The advantages of the Absorber FLUTe system are:
  • The ease of installation of absorbent material against the hole wall
  • The uniform pressure urging the absorber against the hole wall
  • The isolation of one absorber from another by the sealing liner
  • The electrical monitoring of absorption rate
  • The ease of recovery of the absorbers without other contact and with protection against volatilization of the dissolved phase.
  • The reuse of the carrier liner system

Particularly useful applications in Landfill Monitoring are possible when the absorbers are emplaced via horizontal passages, pre built or bored, under the landfill.

Color reactive absorbers have been used to map fractures and to assess the inflow rate from very slowly seeping fractures. Installations have been done in holes and pipes in all directions, even vertically upward from air pressure canisters.

The mechanism is described at Absorber FLUTe method (basic mechanics) and at Absorber FLUTe system (basic geometry). Prices are at Absorber FLUTe prices.

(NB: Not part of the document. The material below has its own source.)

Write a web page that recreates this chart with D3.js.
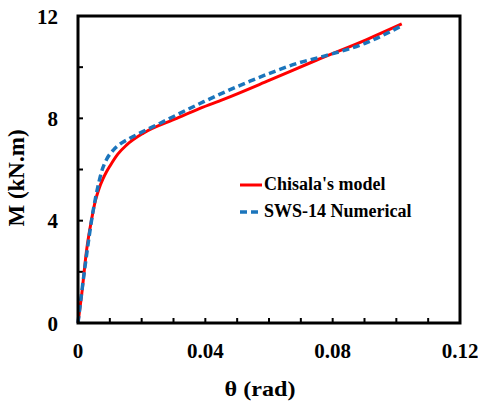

Another application that has not been exploited is the ability to install a suction lysimeter(s) attached to an everting liner. The porous cup can be small and located in a “tea bag” of silica flour or similar material. Once in place and pressed against the hole wall, the system can be wetted by water injection into the porous cup of the lysimeter. By using a pressure water recovery system, one should be able to install many suction lysimeters in a single hole and sample them as needed. Such a liner could be water filled with a tracer in the water to assure that the lysimeters are sampling formation water and not liner water.